Like many young people, I thought buying a house was a smart, realistic financial choice, a significant step on the way to adulthood. Nine years ago, at age 27, my then-boyfriend and I looked around at what we could afford based on our income and savings, and determined that we could probably get a nice condo or a single-family home that needed some work. We were both young, had grown up in homes we had helped maintain, and were handy — not afraid to delve into plumbing, figure out how to do basic electrical repairs, and not only do all our own yard work, but had grand (and ultimately realized) goals for improving the lawn and garden.

We bought a lovely Victorian home in Fairfield County in Connecticut, aka "The Gold Coast"; some of America's priciest real estate was nestled to the east, west and north of us. We were lucky enough to find something in our (very) modest price range, a house that needed some cosmetic work (floors refinished, backyard overhaul), but was structurally sound, a well-built home that had been maintained by people who cared over its 100-year existence. 

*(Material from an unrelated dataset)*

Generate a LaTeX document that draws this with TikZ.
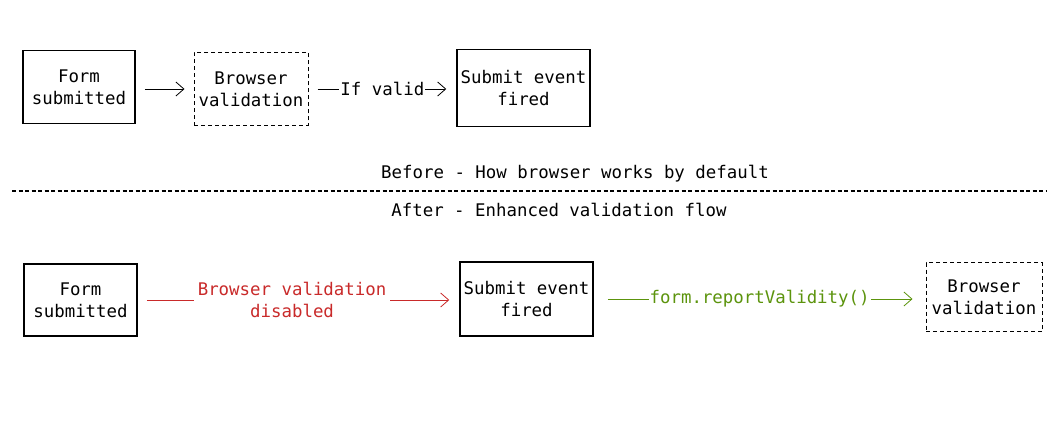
\documentclass[tikz,border=0pt]{standalone}
\usepackage{fontspec}
\newfontfamily\mono{DejaVu Sans Mono}
\usetikzlibrary{arrows.meta}
\definecolor{redc}{HTML}{C92A2A}
\definecolor{greenc}{HTML}{5C940D}
\tikzset{
  box/.style={draw=black, line width=1.5pt, rectangle, align=center, inner sep=0pt, font=\mono\fontsize{17.4}{22}\selectfont},
  dbox/.style={box, line width=1pt, dash pattern=on 4pt off 3pt},
  arr/.style={line width=0.8pt, -{Straight Barb[length=8pt,width=14pt,line width=0.8pt]}},
  lbl/.style={fill=white, inner xsep=1pt, inner ysep=1pt, align=center, font=\mono\fontsize{17.4}{22}\selectfont},
  plain/.style={align=center, inner sep=0pt, font=\mono\fontsize{17.4}{22}\selectfont}
}
\begin{document}
\begin{tikzpicture}[x=1pt,y=-1pt]
\useasboundingbox (0,0) rectangle (1063,425);
% top row
\node[box, minimum width=112pt, minimum height=73pt] (f1) at (79,87) {Form\\submitted};
\node[dbox, minimum width=114pt, minimum height=73pt] (b1) at (251,89) {Browser\\validation};
\node[box, minimum width=133pt, minimum height=77pt] (s1) at (523.5,88) {Submit event\\fired};
\draw[arr, shorten <=9pt, shorten >=9pt] (f1.east |- b1.west) -- (b1.west);
\draw[arr, shorten <=9pt, shorten >=10pt] (b1.east) -- node[lbl] (l1) {If valid} (s1.west |- b1.east);
% divider
\node[plain] (t1) at (575,174) {Before - How browser works by default};
\coordinate (dl) at (12,191);
\coordinate (dr) at (1047,191);
\draw[line width=2pt, dash pattern=on 4pt off 2.5pt] (dl) -- (dr);
\node[plain] (t2) at (559,210) {After - Enhanced validation flow};
% bottom row
\node[box, minimum width=113pt, minimum height=72pt] (f2) at (80.5,300) {Form\\submitted};
\node[box, minimum width=133pt, minimum height=74pt] (s2) at (526.5,299) {Submit event\\fired};
\node[dbox, minimum width=116pt, minimum height=69pt] (b2) at (984,297) {Browser\\validation};
\draw[arr, draw=redc, shorten <=9pt, shorten >=10pt] (f2.east) -- node[lbl, text=redc, pos=0.48, inner xsep=4pt] (l2) {Browser validation\\disabled} (s2.west |- f2.east);
\draw[arr, draw=greenc, shorten <=14pt, shorten >=13pt] (s2.east) -- node[lbl, text=greenc] (l3) {form.reportValidity()} (b2.west |- s2.east);
\end{tikzpicture}
\end{document}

But like marriage and kids, buying a home before you are ready (in my personal opinion, before your early 30s at the earliest) can be a huge mistake. Because like saying "I Do" or going without birth control, buying a house is a long-term commitment; to the place you are living and to the person you are buying with (if it is a joint purchase). It is also a commitment to the work you are doing (changing jobs while owning a home is almost impossible since job-changing means that you will likely be earning less for a few years while you 'catch up'), and a decision to forego lots of other things that are fun to do in your 20s, like spending too much on drinks, going on once-in-a-lifetime trips, going back to school, focusing on personal projects, or any of a number of things that making a mortgage payment while also being responsible for the unexpected home expenses impossible. 

Stolen time

I've never regretted any decision I've made as much as buying a house. Because while buying a house is a bit of a trial, what nobody ever told me is that selling one is like having a second (or in my case, a fourth) job. I will probably never buy another home again — I've already lost so much owning the first. Owning a home has, for at least four of the eight years I have lived there, kept me from doing many things I want to do — and been a huge drain on my already-stretched finances. Because the furnace needed replacing, and the hot water stopped working one day, and then the dryer went a few weeks later. And those are just the obvious costs — there are so many insidious smaller costs that renters don't have — and most of all, the time of your life that needs to be invested in a home. Time I could have spent doing more of what I love was — in my mind — stolen from me by my house. 

"The reality of maintenance and repairs, and being 'house rich but cash poor,' can negate much of the perceived happiness people may have had about home ownership," a senior financial analyst for told the New York Times

I'm not the only one put off by the "American Dream of Homeownership." Studies show that owning a home is not as rewarding as most people expect before they make the plunge. A 2011 study of women in Ohio found that those who owned homes weren't happier than those who rented. The same study found homeowners spent less time with friends, and according to Dr. Elizabeth Dunn, an associate professor of psychology who studies happiness at the University of British Columbia, when it comes to what makes us happy, "there are a lot better things you could be putting your money toward" than real estate.

As for those 'long-term financial gains' that were the motivation for my outlay of time, money and years of my life? They are mostly disappeared thanks to the volatile housing market. Supposedly it is picking up now, and I've put my house back on the market after being unable to sell it a few years back. I might break even financially, but I'll never get those years of my life back, when I could have taken jobs in other places, lived in other cities and had a completely different life.